Ces représentations dominantes dans le milieu agricole – et même au-delà – soulignent la force et la solidité d’un conservatisme rural qui perdure. Cette résistance est aussi nourrie par les médias qui construisent une image partielle et tronquée de l’agriculture urbaine, la faisant apparaître comme une pratique originale, voire farfelue ou à la mode, mais sans avenir économique véritable. Et pour l’instant aucune étude chiffrée ne vient véritablement lever le doute du monde agricole, même si le Canada démontre avec les fermes LUFA la faisabilité et le potentiel productif et économique de l’activité agricole en milieu urbain.
Une agriculture possible en ville ?
Avec les agricultures amatrices, les collectivités ont compris l’importance du bénéfice social à tirer, et donc du partenariat à consolider avec les associations locales. En encourageant l’insertion des agricultures urbaines professionnelles, elles voient l’opportunité de renforcer et d’intensifier autrement la présence de la nature en ville, et par conséquent de satisfaire la demande sociale ainsi que la commande écologique de développement d’une trame verte. Elles y décèlent surtout l’occasion d’organiser en ville une autre filière économique, génératrice d’emplois.
Pour l’instant les fermes urbaines qui parviennent à s’installer au cœur des villes ont profité de l’intervention de la collectivité locale qui préempte et rachète les terrains ou les préserve quand elle est déjà propriétaire. Par la sécurisation du foncier, cette dernière affirme des orientations favorables au développement de l’agriculture. Parfois cette sécurisation se réalise avec le concours d’un tiers, par exemple tel ou tel mouvement. La maitrise du foncier est en fait au cœur du projet agri-urbain à mettre en place. Son succès dépend d’abord de la capacité des collectivités à s’engager et à mettre en œuvre par le plan d’urbanisme une politique de gestion foncière offensive, plus favorable à l’agriculture qu’à l’artificialisation, qui garantit la sécurisation du foncier à long terme pour les candidats à l’installation. La réussite du projet agri-urbain tient aussi à la garantie de la viabilité économique de l’exploitation. Elle relève en fait d’un modèle de production agricole à inventer qui réunit tous les acteurs de l’agriculture urbaine pour organiser sa gouvernance, sa mise en œuvre technique et sa cohabitation avec les populations urbaines.
Si l’installation de l’agriculture en ville vient principalement questionner l’organisation spatiale à mettre en œuvre pour lui trouver une place ainsi que le type de modèle agricole à construire, elle interroge également le rôle de cette nouvelle forme de nature dans la ville de demain, et notamment son rôle paysager.

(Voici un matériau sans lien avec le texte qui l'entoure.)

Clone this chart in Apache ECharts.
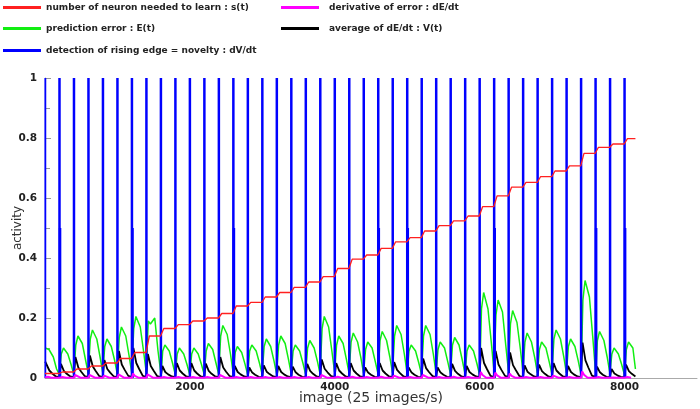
<!DOCTYPE html>
<html>
<head>
<meta charset="utf-8">
<script src="https://cdn.jsdelivr.net/npm/echarts@6/dist/echarts.min.js"></script>
<style>
  html, body { margin: 0; padding: 0; background: #fff; }
  #main { width: 700px; height: 409px; }
</style>
</head>
<body>
<div id="main"></div>
<script>
// series names
var nameS = 'number of neuron needed to learn : s(t)';
var nameE = 'prediction error : E(t)';
var nameV = 'detection of rising edge = novelty : dV/dt';
var nameD = 'derivative of error : dE/dt';
var nameA = 'average of dE/dt : V(t)';

// x ticks (image index)
var xTicks = [0, 2000, 4000, 6000, 8000];
var yTicks = [0, 0.2, 0.4, 0.6, 0.8, 1];
var dataEnd = 8150;

// novelty spikes dV/dt (one every learning cycle)
var spikeX = [0, 200, 400, 600, 800, 1000, 1200, 1400, 1600, 1800, 2000,
  2200, 2400, 2600, 2800, 3000, 3200, 3400, 3600, 3800, 4000,
  4200, 4400, 4600, 4800, 5000, 5200, 5400, 5600, 5800, 6000,
  6200, 6400, 6600, 6800, 7000, 7200, 7400, 7600, 7800, 8000];
var spikeLevel = 1;
var halfSpikeX = [208, 1208, 2608, 4608, 5008, 6208, 7608, 8008];
var halfSpikeLevel = 0.5;

// s(t): level reached in each cycle
var redLevel = [0.015, 0.02, 0.03, 0.04, 0.05, 0.065, 0.085, 0.14, 0.165, 0.178, 0.19,
  0.2, 0.215, 0.24, 0.252, 0.27, 0.285, 0.302, 0.32, 0.338, 0.365,
  0.396, 0.41, 0.432, 0.454, 0.468, 0.49, 0.508, 0.524, 0.54, 0.571,
  0.607, 0.636, 0.652, 0.671, 0.69, 0.707, 0.749, 0.769, 0.78, 0.798];
var redOff = [40, 195];

// E(t): samples in each cycle at these offsets
var greenOff = [2, 25, 55, 115, 160, 197];
var greenVals = [
  [0.1, 0.1, 0.095, 0.07, 0.03, 0.012],
  [0.012, 0.08, 0.10, 0.08, 0.045, 0.012],
  [0.015, 0.11, 0.14, 0.115, 0.06, 0.015],
  [0.015, 0.13, 0.16, 0.13, 0.07, 0.018],
  [0.014, 0.105, 0.13, 0.105, 0.06, 0.015],
  [0.016, 0.135, 0.17, 0.14, 0.075, 0.018],
  [0.02, 0.165, 0.205, 0.17, 0.09, 0.02],
  [0.02, 0.19, 0.18, 0.20, 0.09, 0.02],
  [0.013, 0.09, 0.11, 0.09, 0.05, 0.013],
  [0.012, 0.08, 0.10, 0.08, 0.045, 0.012],
  [0.012, 0.08, 0.10, 0.08, 0.045, 0.012],
  [0.013, 0.09, 0.115, 0.095, 0.05, 0.013],
  [0.018, 0.14, 0.175, 0.145, 0.08, 0.018],
  [0.012, 0.085, 0.105, 0.085, 0.047, 0.012],
  [0.013, 0.09, 0.11, 0.09, 0.05, 0.013],
  [0.014, 0.105, 0.13, 0.105, 0.058, 0.015],
  [0.015, 0.11, 0.14, 0.115, 0.063, 0.016],
  [0.013, 0.09, 0.11, 0.09, 0.05, 0.013],
  [0.014, 0.1, 0.125, 0.1, 0.056, 0.014],
  [0.02, 0.165, 0.205, 0.17, 0.09, 0.02],
  [0.015, 0.11, 0.14, 0.115, 0.063, 0.016],
  [0.016, 0.12, 0.15, 0.12, 0.068, 0.016],
  [0.013, 0.095, 0.12, 0.1, 0.054, 0.014],
  [0.016, 0.125, 0.155, 0.125, 0.07, 0.017],
  [0.018, 0.14, 0.175, 0.145, 0.08, 0.018],
  [0.013, 0.09, 0.11, 0.09, 0.05, 0.013],
  [0.018, 0.14, 0.175, 0.145, 0.08, 0.018],
  [0.013, 0.095, 0.12, 0.1, 0.054, 0.014],
  [0.014, 0.11, 0.135, 0.11, 0.06, 0.015],
  [0.013, 0.09, 0.11, 0.09, 0.05, 0.013],
  [0.025, 0.23, 0.285, 0.23, 0.12, 0.025],
  [0.024, 0.21, 0.26, 0.22, 0.11, 0.024],
  [0.022, 0.18, 0.225, 0.185, 0.1, 0.022],
  [0.016, 0.12, 0.15, 0.12, 0.068, 0.016],
  [0.013, 0.095, 0.12, 0.1, 0.054, 0.014],
  [0.016, 0.13, 0.16, 0.13, 0.072, 0.017],
  [0.014, 0.105, 0.13, 0.105, 0.058, 0.015],
  [0.028, 0.26, 0.325, 0.27, 0.14, 0.028],
  [0.016, 0.125, 0.155, 0.125, 0.07, 0.017],
  [0.012, 0.08, 0.10, 0.08, 0.045, 0.012],
  [0.013, 0.095, 0.12, 0.1, 0.03]
];

// V(t): samples in each cycle
var blackOff = [2, 20, 60, 100, 150, 197];
var blackVals = [
  [0.055, 0.05, 0.025, 0.015, 0.005, 0.003],
  [0.003, 0.047, 0.024, 0.014, 0.005, 0.003],
  [0.003, 0.07, 0.035, 0.021, 0.006, 0.003],
  [0.003, 0.075, 0.038, 0.023, 0.006, 0.003],
  [0.003, 0.06, 0.03, 0.018, 0.005, 0.003],
  [0.003, 0.09, 0.045, 0.027, 0.007, 0.003],
  [0.003, 0.10, 0.05, 0.03, 0.007, 0.003],
  [0.003, 0.08, 0.04, 0.024, 0.006, 0.003],
  [0.003, 0.04, 0.02, 0.012, 0.005, 0.003],
  [0.003, 0.05, 0.025, 0.015, 0.005, 0.003],
  [0.003, 0.05, 0.025, 0.015, 0.005, 0.003],
  [0.003, 0.048, 0.024, 0.014, 0.005, 0.003],
  [0.003, 0.07, 0.035, 0.021, 0.006, 0.003],
  [0.003, 0.04, 0.02, 0.012, 0.005, 0.003],
  [0.003, 0.035, 0.018, 0.011, 0.004, 0.003],
  [0.003, 0.042, 0.021, 0.013, 0.005, 0.003],
  [0.003, 0.04, 0.02, 0.012, 0.005, 0.003],
  [0.003, 0.038, 0.019, 0.011, 0.004, 0.003],
  [0.003, 0.047, 0.024, 0.014, 0.005, 0.003],
  [0.003, 0.062, 0.031, 0.019, 0.006, 0.003],
  [0.003, 0.05, 0.025, 0.015, 0.005, 0.003],
  [0.003, 0.05, 0.025, 0.015, 0.005, 0.003],
  [0.003, 0.035, 0.018, 0.011, 0.004, 0.003],
  [0.003, 0.05, 0.025, 0.015, 0.005, 0.003],
  [0.003, 0.053, 0.027, 0.016, 0.005, 0.003],
  [0.003, 0.035, 0.018, 0.011, 0.004, 0.003],
  [0.003, 0.065, 0.033, 0.02, 0.006, 0.003],
  [0.003, 0.035, 0.018, 0.011, 0.004, 0.003],
  [0.003, 0.047, 0.024, 0.014, 0.005, 0.003],
  [0.003, 0.04, 0.02, 0.012, 0.005, 0.003],
  [0.003, 0.10, 0.05, 0.03, 0.007, 0.003],
  [0.003, 0.09, 0.045, 0.027, 0.007, 0.003],
  [0.003, 0.085, 0.043, 0.026, 0.006, 0.003],
  [0.003, 0.042, 0.021, 0.013, 0.005, 0.003],
  [0.003, 0.045, 0.023, 0.014, 0.005, 0.003],
  [0.003, 0.05, 0.025, 0.015, 0.005, 0.003],
  [0.003, 0.04, 0.02, 0.012, 0.005, 0.003],
  [0.003, 0.118, 0.059, 0.035, 0.008, 0.003],
  [0.003, 0.038, 0.019, 0.011, 0.004, 0.003],
  [0.003, 0.03, 0.015, 0.009, 0.004, 0.003],
  [0.003, 0.045, 0.023, 0.014, 0.005]
];

// dE/dt: small positive bumps after each spike
var magOff = [2, 15, 40, 90];
var magVals = [
  [0.002, 0.008, 0.004, 0.001], [0.001, 0.006, 0.003, 0.001], [0.001, 0.01, 0.005, 0.001],
  [0.001, 0.01, 0.005, 0.001], [0.001, 0.008, 0.004, 0.001], [0.001, 0.012, 0.006, 0.001],
  [0.001, 0.015, 0.007, 0.001], [0.001, 0.012, 0.006, 0.001], [0.001, 0.006, 0.003, 0.001],
  [0.001, 0.006, 0.003, 0.001], [0.001, 0.006, 0.003, 0.001], [0.001, 0.006, 0.003, 0.001],
  [0.001, 0.01, 0.005, 0.001], [0.001, 0.006, 0.003, 0.001], [0.001, 0.005, 0.003, 0.001],
  [0.001, 0.006, 0.003, 0.001], [0.001, 0.006, 0.003, 0.001], [0.001, 0.005, 0.003, 0.001],
  [0.001, 0.006, 0.003, 0.001], [0.001, 0.01, 0.005, 0.001], [0.001, 0.007, 0.004, 0.001],
  [0.001, 0.007, 0.004, 0.001], [0.001, 0.005, 0.003, 0.001], [0.001, 0.007, 0.004, 0.001],
  [0.001, 0.008, 0.004, 0.001], [0.001, 0.005, 0.003, 0.001], [0.001, 0.01, 0.005, 0.001],
  [0.001, 0.005, 0.003, 0.001], [0.001, 0.007, 0.004, 0.001], [0.001, 0.006, 0.003, 0.001],
  [0.001, 0.02, 0.01, 0.001], [0.001, 0.018, 0.009, 0.001], [0.001, 0.015, 0.007, 0.001],
  [0.001, 0.006, 0.003, 0.001], [0.001, 0.006, 0.003, 0.001], [0.001, 0.008, 0.004, 0.001],
  [0.001, 0.006, 0.003, 0.001], [0.001, 0.022, 0.011, 0.001], [0.001, 0.006, 0.003, 0.001],
  [0.001, 0.004, 0.002, 0.001], [0.001, 0.006, 0.003, 0.001]
];

// build [x, y] pairs for each cycle
function cyclePoints(offsets, vals) {
  var pts = [];
  for (var k = 0; k < vals.length; k++) {
    for (var j = 0; j < vals[k].length; j++) {
      pts.push([Math.min(spikeX[k] + offsets[j], dataEnd), vals[k][j]]);
    }
  }
  return pts;
}

var redData = [[0, redLevel[0]]];
for (var k = 0; k < redLevel.length; k++) {
  redData.push([spikeX[k] + redOff[0], redLevel[k]]);
  redData.push([Math.min(spikeX[k] + redOff[1], dataEnd), redLevel[k]]);
}

var blueData = [];
for (var i = 0; i < spikeX.length; i++) blueData.push([spikeX[i], spikeLevel]);
for (var i = 0; i < halfSpikeX.length; i++) blueData.push([halfSpikeX[i], halfSpikeLevel]);

var myChart = echarts.init(document.getElementById('main'));

var legendBase = {
  icon: 'rect',
  itemWidth: 38,
  itemHeight: 3,
  padding: 0,
  selectedMode: false,
  textStyle: { fontFamily: 'DejaVu Sans', fontWeight: 'bold', fontSize: 9, color: '#222' }
};
function mkLegend(name, left, top, extraGap) {
  var l = Object.assign({}, legendBase, { data: [name], left: left, top: top });
  if (extraGap) {
    l.textStyle = Object.assign({}, legendBase.textStyle, { padding: [0, 0, 0, extraGap] });
  }
  return l;
}

var option = {
  animation: false,
  backgroundColor: '#fff',
  legend: [
    mkLegend(nameS, 3, 3),
    mkLegend(nameD, 281, 3, 5),
    mkLegend(nameE, 3, 24),
    mkLegend(nameA, 281, 24, 5),
    mkLegend(nameV, 3, 46)
  ],
  grid: { left: 45, right: 3, top: 78, bottom: 31, containLabel: false, outerBoundsMode: 'none' },
  xAxis: {
    type: 'value',
    min: 0,
    max: 9000,
    interval: 2000,
    name: 'image (25 images/s)',
    nameLocation: 'middle',
    nameGap: 13,
    nameMoveOverlap: false,
    nameTextStyle: { fontFamily: 'DejaVu Sans', fontSize: 14, color: '#333' },
    axisLine: { lineStyle: { color: '#aaa', width: 1 } },
    axisTick: { show: false },
    splitLine: { show: false },
    axisLabel: {
      showMinLabel: false,
      showMaxLabel: false,
      margin: 4,
      fontFamily: 'DejaVu Sans', fontWeight: 'bold', fontSize: 10.5, color: '#222',
      formatter: function(v) { return xTicks.indexOf(v) >= 0 ? String(v) : ''; }
    }
  },
  yAxis: {
    type: 'value',
    min: 0,
    max: 1,
    interval: 0.2,
    name: 'activity',
    nameLocation: 'middle',
    nameGap: 21,
    nameMoveOverlap: false,
    nameTextStyle: { fontFamily: 'DejaVu Sans', fontSize: 12, color: '#333' },
    axisLine: { show: true, lineStyle: { color: '#aaa', width: 1 } },
    axisTick: { show: true, inside: true, length: 6, lineStyle: { color: '#999' } },
    minorTick: { show: true, splitNumber: 2, length: 5, lineStyle: { color: '#999' } },
    splitLine: { show: false },
    axisLabel: {
      margin: 8,
      fontFamily: 'DejaVu Sans', fontWeight: 'bold', fontSize: 10.5, color: '#222',
      formatter: function(v) { return yTicks.indexOf(v) >= 0 ? String(v) : ''; }
    }
  },
  series: [{
    name: nameE,
    type: 'line',
    showSymbol: false,
    data: cyclePoints(greenOff, greenVals),
    lineStyle: { color: '#11ee11', width: 1.5 },
    itemStyle: { color: '#11ee11' },
    z: 2
  }, {
    name: nameA,
    type: 'line',
    showSymbol: false,
    data: cyclePoints(blackOff, blackVals),
    lineStyle: { color: '#000', width: 1.8 },
    itemStyle: { color: '#000' },
    z: 2
  }, {
    name: nameV,
    type: 'bar',
    barWidth: 2.5,
    data: blueData,
    itemStyle: { color: '#0000ff' },
    z: 3
  }, {
    name: nameD,
    type: 'line',
    showSymbol: false,
    data: cyclePoints(magOff, magVals),
    lineStyle: { color: '#ff00ff', width: 2 },
    itemStyle: { color: '#ff00ff' },
    z: 4
  }, {
    name: nameS,
    type: 'line',
    showSymbol: false,
    data: redData,
    lineStyle: { color: '#ff2020', width: 1.3 },
    itemStyle: { color: '#ff2020' },
    z: 5
  }]
};

myChart.setOption(option);
</script>
</body>
</html>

Les agricultures urbaines permettent en effet la construction de configurations physionomiques inédites et proposent la mise en place de nouveaux décors qu’il reste à étudier et à qualifier.
Les agricultures urbaines témoignent indiscutablement d’une perméabilisation en cours de la ville à l’agriculture et d’un usage du sol qui s’y diversifie. Le chemin à parcourir paraît long et particulièrement dépendant des dynamiques de terrain et des dialogues à construire, de la médiation à proposer à tous les acteurs concernés. Il reste à organiser de nouvelles méthodes de collaboration entre acteurs et territoires.
- Collectif, 2015, Culture urbaine : aménager et nourrir la ville, Montréal : Les Editions en environnement VertigO, ISBN livre électronique : 978-2-923982-96-0.
- Guiomar X., C. Aubry C. et al., coord., 2015, Agricultures urbaines, Pour, n°224, 442 p.
- Paddeu F., 2012, « L’agriculture urbaine dans les quartiers défavorisés de la métropole New-Yorkaise : la justice alimentaire à l’épreuve de la justice sociale », Vertigo, vol.12, n°2.